The exposed information again included names and contact details. Ledger emphasized that no recovery phrases or payment card data were involved and that the breach occurred outside Ledger’s systems.
Still, the impact was familiar. A refreshed list of crypto owning customers entered the same phishing and targeting pipelines built after 2020.
The breach reinforced a painful reality. Even if the device stays secure, customer identity often does not.
What Ledger Breaches Actually Teach Us About Crypto Security
Across nearly a decade of incidents, one pattern stands out.
Ledger hardware has not been remotely hacked to extract private keys from locked devices.
Instead, attackers succeed by:
- Leaking personal data
- Poisoning software dependencies
- Exploiting trust and urgency
- Tricking users into signing or revealing secrets
Crypto security is about the entire ecosystem around your devices.

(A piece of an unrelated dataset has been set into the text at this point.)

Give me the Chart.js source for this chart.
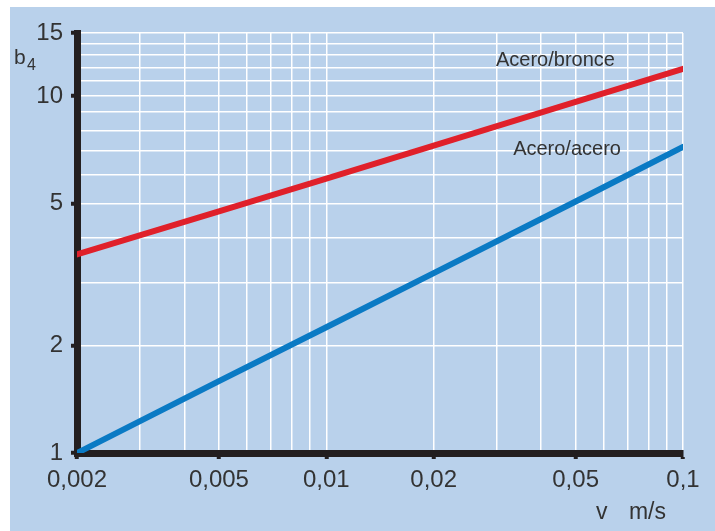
<!DOCTYPE html>
<html>
<head>
<meta charset="utf-8">
<script src="https://cdn.jsdelivr.net/npm/chart.js@4/dist/chart.umd.min.js"></script>
<style>
  html, body { margin: 0; padding: 0; background: #fff; }
  #wrap { width: 715px; height: 531px; }
</style>
</head>
<body>
<div id="wrap"><canvas id="chart" width="715" height="531"></canvas></div>
<script>
// b4 factor vs sliding speed, log-log
const speeds = [0.002, 0.005, 0.01, 0.02, 0.05, 0.1];
const aceroBronce = [3.6, 4.75, 5.87, 7.26, 9.62, 11.9];
const aceroAcero = [1.0, 1.59, 2.25, 3.19, 5.06, 7.2];

const xGrid = [0.002, 0.003, 0.004, 0.005, 0.006, 0.007, 0.008, 0.009, 0.01,
               0.02, 0.03, 0.04, 0.05, 0.06, 0.07, 0.08, 0.09, 0.1];
const xLabels = [0.002, 0.005, 0.01, 0.02, 0.05, 0.1];
const yGrid = [1, 2, 3, 4, 5, 6, 7, 8, 9, 10, 11, 12, 13, 14, 15];
const yLabels = [1, 2, 5, 10, 15];

const BG = '#b9d1eb';
const INK = '#333333';
const FONT = "'Liberation Sans', Arial, sans-serif";

const toPts = (ys) => speeds.map((x, i) => ({ x: x, y: ys[i] }));

// blue panel behind the plot + free text
const panel = {
  id: 'panel',
  beforeDraw(chart) {
    const ctx = chart.ctx;
    ctx.save();
    ctx.fillStyle = BG;
    ctx.fillRect(10, 7, chart.width - 10, chart.height - 7);
    ctx.restore();
  },
  afterDraw(chart) {
    const { ctx, chartArea, scales } = chart;
    ctx.save();
    ctx.fillStyle = INK;
    ctx.textBaseline = 'middle';
    ctx.textAlign = 'left';
    ctx.font = '20px ' + FONT;
    ctx.fillText('Acero/bronce', scales.x.getPixelForValue(0.0299), scales.y.getPixelForValue(12.6));
    ctx.fillText('Acero/acero', scales.x.getPixelForValue(0.0334), scales.y.getPixelForValue(7.06));

    // axis titles
    ctx.font = '21px ' + FONT;
    ctx.textBaseline = 'alphabetic';
    ctx.fillText('b', chartArea.left - 63, chartArea.top + 31);
    ctx.font = '16px ' + FONT;
    ctx.fillText('4', chartArea.left - 50, chartArea.top + 37);
    ctx.font = '23px ' + FONT;
    ctx.fillText('v', chartArea.right - 87, chartArea.bottom + 66);
    ctx.textAlign = 'right';
    ctx.fillText('m/s', chartArea.right - 17, chartArea.bottom + 66);
    ctx.restore();
  }
};

const fmt = (v) => String(v).replace('.', ',');

new Chart(document.getElementById('chart'), {
  type: 'line',
  data: {
    datasets: [
      {
        label: 'Acero/bronce',
        data: toPts(aceroBronce),
        borderColor: '#e0202a',
        borderWidth: 6,
        pointRadius: 0,
        borderCapStyle: 'round'
      },
      {
        label: 'Acero/acero',
        data: toPts(aceroAcero),
        borderColor: '#0a7ac4',
        borderWidth: 6,
        pointRadius: 0,
        borderCapStyle: 'round'
      }
    ]
  },
  options: {
    responsive: false,
    animation: false,
    layout: { padding: { left: 0, top: 33, right: 32, bottom: 0 } },
    plugins: { legend: { display: false }, tooltip: { enabled: false } },
    scales: {
      x: {
        type: 'logarithmic',
        min: 0.002,
        max: 0.1,
        afterBuildTicks(scale) { scale.ticks = xGrid.map(v => ({ value: v })); },
        afterFit(scale) { scale.height = 78; },
        border: { display: true, color: '#231f20', width: 7 },
        grid: {
          color: (c) => c.tick && c.tick.value === 0.002 ? 'rgba(0,0,0,0)' : '#ffffff',
          lineWidth: 1.5,
          tickLength: 6,
          tickWidth: 4,
          tickColor: (c) => c.tick && xLabels.includes(c.tick.value) ? '#231f20' : 'rgba(0,0,0,0)'
        },
        ticks: {
          autoSkip: false,
          maxRotation: 0,
          padding: 7,
          color: INK,
          font: { family: FONT, size: 24 },
          callback: (v) => xLabels.includes(v) ? fmt(v) : ''
        }
      },
      y: {
        type: 'logarithmic',
        min: 1,
        max: 15,
        afterBuildTicks(scale) { scale.ticks = yGrid.map(v => ({ value: v })); },
        afterFit(scale) { scale.width = 77; },
        border: { display: true, color: '#231f20', width: 7 },
        grid: {
          color: (c) => c.tick && c.tick.value === 1 ? 'rgba(0,0,0,0)' : '#ffffff',
          lineWidth: 1.5,
          tickLength: 6,
          tickWidth: 4,
          tickColor: (c) => c.tick && yLabels.includes(c.tick.value) ? '#231f20' : 'rgba(0,0,0,0)'
        },
        ticks: {
          autoSkip: false,
          padding: 8,
          color: INK,
          font: { family: FONT, size: 24 },
          callback: (v) => yLabels.includes(v) ? String(v) : ''
        }
      }
    }
  },
  plugins: [panel]
});
</script>
</body>
</html>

How To Protect Yourself As A Ledger Or Hardware Wallet User
Some guidance remains timeless.
- Never enter your recovery phrase into a computer, phone, or website
- Treat unsolicited messages as hostile, even if they know your details
- Do not trust urgency or threats about deactivation or compliance
- Only initialize devices you purchased yourself from trusted sources
- Be cautious when signing complex smart contract transactions
If your recovery phrase has ever been exposed, assume the wallet is compromised and move funds immediately.
Conclusion
Strong hardware means little if identity leaks, software trust breaks, or users are manipulated into self sabotage.
The safest users are not the most technical ones. They are the ones who slow down, verify what they are signing, and treat their recovery phrase as something that should never touch the internet.
That lesson applies to Ledger, and to every hardware wallet that comes after it.